GoogleCodeExporter commented 9 years ago

I just tried upgrading pdfbeads to 1.0.9.

Changelog says:
pdfbeads 1.0.9
    * Don't attempt to use 'ocrx_word' elements which contain no bounding box
      data (this should fix the problem with the hOCR output produced by some
      tesseract versions).

diff says:
diff pdfbuilder.rb (1.0.8 vs 1.0.9)
467a489
>         next if bbox == [0,0,0,0]

The net effect avoids the crashing.

But it does not use the word-level position information in the pdf,

which means that the guestimation is spread out over the
entire line rather than only within a word, so the highlight
and searching cut/paste still work -- but it looks much funkier.

When I re-apply my patch to 1.0.9, I get word-level accuracy
for the beginning of each word back again.

I looked at the source code and for cuneiform hocr,
which provides char-level positions, pdfbeads just gathers 
the chars in the line back into words if it can.

When outputting the pdf it takes each "word" (which is typically
a word but can be an entire line or just one character depending on 
various circumstances) and outputs the "word" position and text in postscript.
It has to do some fiddling to convert the chars from utf8 to utf16.

Adobe viewer is quite flexible in its searching and will allow me
to search for fragments of words and across word-boundaries,
and even fragments of two words across a boundary.
i.e.
word1
word1 word2
ord1
wo
ord1 wo

Since it is so flexible, maybe it would work to have character-level 
positioning.
Obviously such a hidden text layer would take a bit more disk space 
if it is storing the horizontal position of each letter. 

Until Tess and pdfbeads get together on the hocr output format,
this is not going to improve.  Tess 3.01 at least is stuck with
word-position-averaged-over-the-entire-line.  

For whatever reason, my table-of-contents page in my scanned book pdf
comes out just fine with my patch, but makes horrible highlight blocks
that are wrong without it (too high and wide).  
The contents page has lines like this:
 Some Story    .       .       .       24

Original comment by g...@folkplanet.com on 22 May 2012 at 6:52

GoogleCodeExporter commented 9 years ago

Hello, zde...@gmail,

Thank you for responding so quickly.

The answer is explained in my last post.
You are using 1.0.9 which has a quick hack
in it to keep from choking on ocrx_word' elements 
which contain no bounding box. (Because you
are as of tess 3.01 storing that info in a containing
ocr_word element span)

As far as the error, what was happening is that the 
variable ratio on elements with no bbox was coming out 0,
and then in various places in the code it divides by 
ratio to scale the positions, the divide by 0 produced
an error when .to_i tried to operate on NaN (not a number).

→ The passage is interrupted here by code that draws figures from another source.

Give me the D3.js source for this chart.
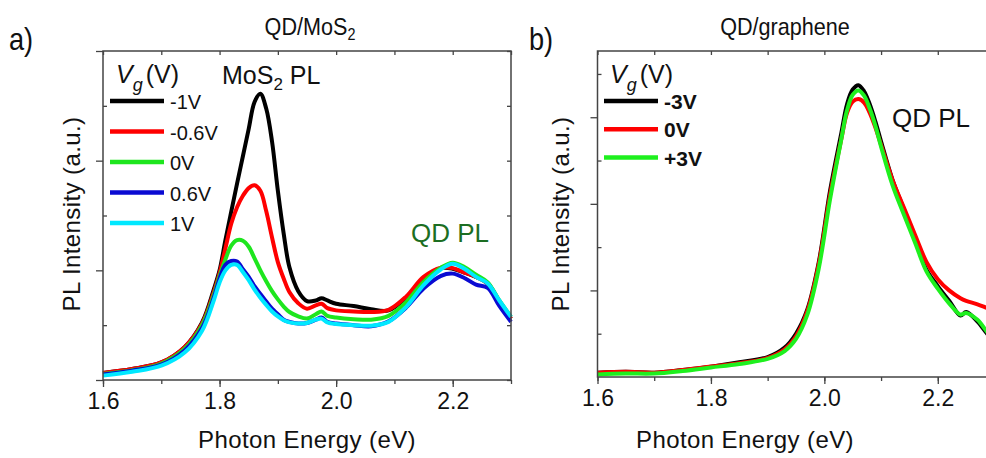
<!DOCTYPE html>
<html>
<head>
<meta charset="utf-8">
<script src="https://cdn.jsdelivr.net/npm/d3@7"></script>
<style>
  body { margin: 0; background: #fff; }
  svg { display: block; font-family: "Liberation Sans", Arial, sans-serif; }
</style>
</head>
<body>
<div id="chart"></div>
<script>
// --- data (energy in eV, PL in arbitrary units) ---

// panel a: QD/MoS2, gate voltage series
const energyA = [1.60, 1.65, 1.70, 1.74, 1.77, 1.79, 1.80, 1.81, 1.82, 1.83, 1.84, 1.85, 1.86, 1.87, 1.88, 1.89,
                 1.90, 1.91, 1.92, 1.935, 1.95, 1.965, 1.975, 1.985, 2.00, 2.03, 2.06, 2.09, 2.12, 2.15, 2.18,
                 2.20, 2.22, 2.24, 2.26, 2.28, 2.30];
const vgLabelsA = ["-1V", "-0.6V", "0V", "0.6V", "1V"];
const plMinus1 = [0.13, 0.20, 0.32, 0.60, 1.05, 1.65, 2.00, 2.55, 3.07, 3.58, 4.08, 4.58, 5.07, 5.22, 4.95, 4.35,
                  3.45, 2.67, 2.05, 1.62, 1.44, 1.45, 1.49, 1.45, 1.39, 1.35, 1.29, 1.27, 1.50, 1.86, 2.04,
                  2.03, 1.96, 1.88, 1.76, 1.43, 1.12];
const plMinus06 = [0.13, 0.20, 0.32, 0.60, 1.03, 1.60, 1.95, 2.40, 2.85, 3.15, 3.36, 3.50, 3.55, 3.45, 3.08, 2.60,
                   2.15, 1.85, 1.60, 1.40, 1.30, 1.36, 1.39, 1.31, 1.27, 1.25, 1.24, 1.28, 1.52, 1.88, 2.05,
                   2.04, 1.96, 1.88, 1.76, 1.43, 1.12];
const plZero = [0.11, 0.18, 0.30, 0.57, 1.00, 1.55, 1.90, 2.20, 2.45, 2.55, 2.54, 2.43, 2.22, 2.00, 1.80, 1.62,
                1.47, 1.34, 1.24, 1.16, 1.12, 1.20, 1.25, 1.17, 1.14, 1.11, 1.10, 1.17, 1.42, 1.79, 2.05,
                2.14, 2.06, 1.92, 1.78, 1.45, 1.15];
const plPlus06 = [0.10, 0.17, 0.28, 0.54, 0.95, 1.50, 1.85, 2.10, 2.17, 2.16, 2.02, 1.88, 1.71, 1.57, 1.43, 1.30,
                  1.20, 1.10, 1.06, 1.03, 1.04, 1.10, 1.14, 1.06, 1.03, 1.00, 0.98, 1.07, 1.32, 1.67, 1.90,
                  1.94, 1.86, 1.74, 1.68, 1.35, 1.06];
const plPlus1 = [0.08, 0.15, 0.26, 0.50, 0.90, 1.45, 1.78, 2.00, 2.10, 2.10, 1.97, 1.82, 1.65, 1.50, 1.37, 1.25,
                 1.16, 1.09, 1.05, 1.03, 1.04, 1.10, 1.12, 1.05, 1.02, 1.00, 0.99, 1.06, 1.33, 1.73, 2.02,
                 2.12, 2.03, 1.88, 1.76, 1.45, 1.15];

// panel b: QD/graphene
const energyB = [1.60, 1.65, 1.70, 1.75, 1.80, 1.85, 1.90, 1.93, 1.95, 1.97, 1.99, 2.01, 2.03, 2.04, 2.05, 2.06,
                 2.07, 2.08, 2.09, 2.10, 2.12, 2.14, 2.16, 2.18, 2.20, 2.22, 2.24, 2.25, 2.27, 2.29, 2.30];
const vgLabelsB = ["-3V", "0V", "+3V"];
const plMinus3 = [0.05, 0.06, 0.05, 0.08, 0.12, 0.17, 0.23, 0.34, 0.50, 0.78, 1.32, 2.15, 2.82, 3.15, 3.32, 3.37,
                  3.30, 3.15, 2.95, 2.72, 2.28, 1.94, 1.60, 1.24, 1.05, 0.88, 0.71, 0.75, 0.64, 0.48, 0.44];
const plZeroB = [0.05, 0.06, 0.05, 0.08, 0.12, 0.16, 0.22, 0.32, 0.47, 0.76, 1.30, 2.10, 2.75, 3.05, 3.18, 3.21,
                 3.17, 3.05, 2.88, 2.68, 2.28, 1.96, 1.64, 1.33, 1.13, 1.00, 0.91, 0.88, 0.84, 0.79, 0.77];
const plPlus3 = [0.03, 0.04, 0.04, 0.07, 0.11, 0.15, 0.21, 0.30, 0.44, 0.72, 1.25, 2.05, 2.75, 3.08, 3.26, 3.31,
                 3.25, 3.10, 2.90, 2.66, 2.22, 1.88, 1.55, 1.22, 1.02, 0.85, 0.72, 0.74, 0.66, 0.50, 0.46];

const xTicks = [1.6, 1.8, 2.0, 2.2];

// --- layout ---
const width = 986, height = 458;
const axisColor = "#444";
const colorsA = ["#000000", "#ff0000", "#1ee61e", "#0a0ad2", "#00e8ff"];
const colorsB = ["#000000", "#ff0000", "#1ef01e"];

const svg = d3.select("#chart").append("svg")
    .attr("width", width)
    .attr("height", height)
    .attr("viewBox", [0, 0, width, height]);

function drawFrame(x, y, yMajor, yMinor, rightBorder) {
    const [x0, x1] = x.range();
    const [y0, y1] = y.range();
    const minorX = d3.range(16, 24).map(d => d / 10);
    const g = svg.append("g");

    // bottom: major + minor ticks outward
    g.append("g").attr("transform", `translate(0,${y0})`)
        .call(d3.axisBottom(x).tickValues(minorX).tickSize(4).tickFormat(""));
    g.append("g").attr("transform", `translate(0,${y0})`)
        .call(d3.axisBottom(x).tickValues(xTicks).tickSize(7).tickPadding(6).tickFormat(d3.format(".1f")))
        .call(a => a.selectAll("text").attr("font-size", 23).attr("fill", "#111")
            .attr("font-family", "Liberation Sans, Arial, sans-serif"));
    // top: inward ticks
    g.append("g").attr("transform", `translate(0,${y1})`)
        .call(d3.axisTop(x).tickValues(minorX).tickSize(-4).tickFormat(""));
    // left: majors outward, minors inward
    g.append("g").attr("transform", `translate(${x0},0)`)
        .call(d3.axisLeft(y).tickValues(yMajor).tickSize(7).tickFormat(""));
    g.append("g").attr("transform", `translate(${x0},0)`)
        .call(d3.axisLeft(y).tickValues(yMinor).tickSize(-4).tickFormat(""));
    if (rightBorder) {
        g.append("g").attr("transform", `translate(${x1},0)`)
            .call(d3.axisRight(y).tickValues(yMajor.concat(yMinor)).tickSize(-4).tickFormat(""));
    }
    g.selectAll(".domain").remove();
    g.selectAll(".tick line").attr("stroke", axisColor).attr("stroke-width", 1.3);

    // frame
    g.append("path")
        .attr("d", rightBorder
            ? `M${x0},${y0}V${y1}H${x1}V${y0}Z`
            : `M${x1},${y0}H${x0}V${y1}H${x1}`)
        .attr("fill", "none")
        .attr("stroke", axisColor)
        .attr("stroke-width", 1.5);
}

function drawLines(x, y, energy, series, colors) {
    const line = d3.line()
        .x((d, i) => x(energy[i]))
        .y(d => y(d))
        .curve(d3.curveCatmullRom.alpha(0.5));
    svg.append("g").selectAll("path")
        .data(series)
        .join("path")
        .attr("d", d => line(d))
        .attr("fill", "none")
        .attr("stroke", (d, i) => colors[i])
        .attr("stroke-width", 4)
        .attr("stroke-linejoin", "round");
}

function drawLegend(x0, yTop, labels, colors, bold, gap, fontSize) {
    const g = svg.append("g");
    const vg = g.append("text").attr("x", x0).attr("y", yTop).attr("font-size", 25).attr("fill", "#111");
    vg.append("tspan").attr("font-style", "italic").text("V");
    vg.append("tspan").attr("font-style", "italic").attr("font-size", 18).attr("dy", 8).text("g");
    vg.append("tspan").attr("dy", -8).attr("dx", 3).text("(V)");
    labels.forEach((lab, i) => {
        const ly = yTop + 18 + i * gap;
        g.append("line")
            .attr("x1", x0 - 6).attr("x2", x0 + 48)
            .attr("y1", ly).attr("y2", ly)
            .attr("stroke", colors[i]).attr("stroke-width", 4.5);
        g.append("text")
            .attr("x", x0 + 54).attr("y", ly + 8)
            .attr("font-size", fontSize)
            .attr("font-weight", bold ? "bold" : "normal")
            .attr("fill", "#111")
            .text(lab);
    });
}

// --- panel a ---
const xA = d3.scaleLinear().domain([1.6, 2.3]).range([103, 511]);
const yA = d3.scaleLinear().domain([0, 6]).range([380, 51]);
drawLines(xA, yA, energyA, [plMinus1, plMinus06, plZero, plPlus06, plPlus1], colorsA);
drawFrame(xA, yA, [0, 2, 4, 6], [1, 3, 5], true);
drawLegend(116, 83, vgLabelsA, colorsA, false, 30.5, 20);

const mos = svg.append("text").attr("x", 222).attr("y", 84).attr("font-size", 25).attr("fill", "#111");
mos.append("tspan").text("MoS");
mos.append("tspan").attr("font-size", 17).attr("dy", 6).text("2");
mos.append("tspan").attr("dy", -6).text(" PL");

svg.append("text").attr("x", 411).attr("y", 242).attr("font-size", 26).attr("fill", "#1c6e22").text("QD PL");

// --- panel b ---
const xB = d3.scaleLinear().domain([1.6, 2.3]).range([597.5, 994.5]);
const yB = d3.scaleLinear().domain([0, 3.765]).range([377, 51]);
drawLines(xB, yB, energyB, [plMinus3, plZeroB, plPlus3], colorsB);
drawFrame(xB, yB, [1, 2, 3], [0.5, 1.5, 2.5, 3.5], false);
drawLegend(610, 83, vgLabelsB, colorsB, true, 28.3, 21);

svg.append("text").attr("x", 892).attr("y", 127).attr("font-size", 26).attr("fill", "#111").text("QD PL");

// --- titles and axis labels ---
svg.append("text").attr("transform", "translate(9,50) scale(0.85,1)")
    .attr("font-size", 32).attr("fill", "#111").text("a)");
svg.append("text").attr("transform", "translate(529,50) scale(0.85,1)")
    .attr("font-size", 32).attr("fill", "#111").text("b)");

const tA = svg.append("text").attr("transform", "translate(310,35) scale(0.9,1)")
    .attr("text-anchor", "middle").attr("font-size", 24).attr("fill", "#111");
tA.append("tspan").text("QD/MoS");
tA.append("tspan").attr("font-size", 16).attr("dy", 5).text("2");
svg.append("text").attr("transform", "translate(785,35) scale(0.9,1)")
    .attr("text-anchor", "middle").attr("font-size", 24).attr("fill", "#111").text("QD/graphene");

[[307, 448], [745, 448]].forEach(([cx, cy]) => {
    svg.append("text").attr("x", cx).attr("y", cy).attr("text-anchor", "middle")
        .attr("font-size", 24).attr("letter-spacing", 0.4).attr("fill", "#111").text("Photon Energy (eV)");
});
[[80, 214], [569, 214]].forEach(([cx, cy]) => {
    svg.append("text").attr("transform", `translate(${cx},${cy}) rotate(-90)`)
        .attr("text-anchor", "middle")
        .attr("font-size", 24).attr("letter-spacing", 0.4).attr("fill", "#111").text("PL Intensity (a.u.)");
});
</script>
</body>
</html>
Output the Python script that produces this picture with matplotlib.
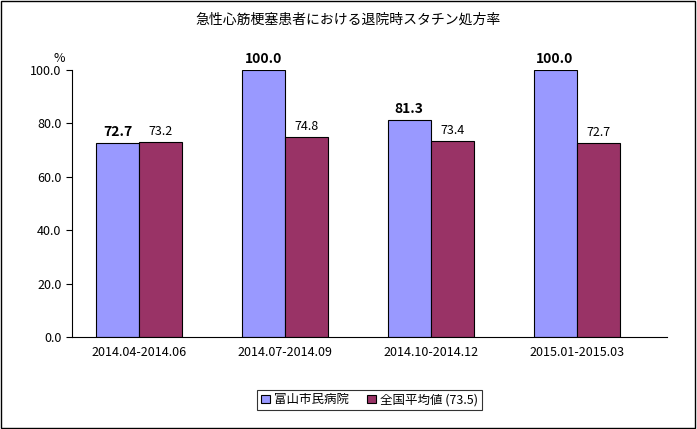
import matplotlib
matplotlib.use('Agg')
import matplotlib.pyplot as plt
import numpy as np

plt.rcParams['font.family'] = 'Noto Sans CJK JP'

periods = ['2014.04-2014.06', '2014.07-2014.09', '2014.10-2014.12', '2015.01-2015.03']
hospital = [72.7, 100.0, 81.3, 100.0]
national = [73.2, 74.8, 73.4, 72.7]
yticks = [0, 20, 40, 60, 80, 100]

fig = plt.figure(figsize=(6.97, 4.29), dpi=100)
fig.patches.append(plt.Rectangle((0.002, 0.003), 0.995, 0.994, transform=fig.transFigure,
                                 fill=False, edgecolor='black', lw=1))
ax = fig.add_axes([0.103, 0.214, 0.854, 0.623])

x = np.arange(len(periods))
w = 0.295
b1 = ax.bar(x - w / 2, hospital, w, color='#9999FF', edgecolor='black', lw=0.8, label='富山市民病院')
b2 = ax.bar(x + w / 2, national, w, color='#993366', edgecolor='black', lw=0.8, label='全国平均値 (73.5)')

for xi, v in zip(x, hospital):
    ax.text(xi - w / 2, v + 1.5, f'{v:.1f}', ha='center', va='bottom', fontsize=10, fontweight='bold')
for xi, v in zip(x, national):
    ax.text(xi + w / 2, v + 1.5, f'{v:.1f}', ha='center', va='bottom', fontsize=9)

ax.set_xlim(-0.46, 3.62)
ax.set_ylim(0, 100)
ax.set_yticks(yticks)
ax.set_yticklabels([f'{t:.1f}' for t in yticks], fontsize=9)
ax.set_xticks(x)
ax.set_xticklabels(periods, fontsize=9)
ax.tick_params(axis='x', length=0, pad=6)
ax.tick_params(axis='y', direction='out', length=4)
for s in ['top', 'right']:
    ax.spines[s].set_visible(False)
ax.text(-0.03, 1.03, '%', transform=ax.transAxes, fontsize=9)

fig.text(0.5, 0.945, '急性心筋梗塞患者における退院時スタチン処方率', ha='center', fontsize=10)
leg = fig.legend(handles=[b1, b2], loc='center', bbox_to_anchor=(0.53, 0.068), ncol=2,
                 fontsize=9, frameon=True, fancybox=False, edgecolor='black',
                 handlelength=0.7, handletextpad=0.3, columnspacing=1.5, borderpad=0.3)
leg.get_frame().set_linewidth(0.8)

fig.savefig('out.png', dpi=100)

But even though you are no longer crashing with 1.0.9,
and it is better than nothing, it still is not producing
word-level accurate positioning the way it used to in 3.00.

My simple patch at least makes Tess3.01 work with pdfbeads,
and works for both 1.0.8 and 1.0.9.
I do not know if my patch is compatible with 
other versions of Tess, cuneiform, etc,
which is why at this point itʻs just a handy tweak
for those that need it.

Original comment by g...@folkplanet.com on 22 May 2012 at 7:04

GoogleCodeExporter commented 9 years ago

I see that there was earlier discussion about this by Carlos in April:

http://groups.google.com/group/tesseract-ocr/browse_thread/thread/6d304010010689
20

Original comment by g...@folkplanet.com on 22 May 2012 at 7:17

GoogleCodeExporter commented 9 years ago

Can you create some simple test case (as I did) that will demonstrate problem?

Original comment by zde...@gmail.com on 22 May 2012 at 7:24

GoogleCodeExporter commented 9 years ago

You must use 1.0.8 to see the crash.

If you use 1.0.9 and look at it with your pdf viewer,
you will see the inaccurate word-boundaries.

Original comment by g...@folkplanet.com on 22 May 2012 at 7:32

GoogleCodeExporter commented 9 years ago

I only see mention of ocrx_word only in that hocr document Carlos mentioned.
That document was last updated in 2010.
I do not see ocr_word defined anywhere.
Is it known to be part of the standard?
Does it provide some tremendous benefit?

Original comment by g...@folkplanet.com on 22 May 2012 at 7:35

GoogleCodeExporter commented 9 years ago

I hope people won't be switching to Cuneiform just because
it seems to work better with pdfbeads:

http://scruss.com/blog/category/computers-suck/

Original comment by g...@folkplanet.com on 23 May 2012 at 9:43

GoogleCodeExporter commented 9 years ago

Well ocrx_word is part of hocr spec, so it should not be problem for pdfbeads. 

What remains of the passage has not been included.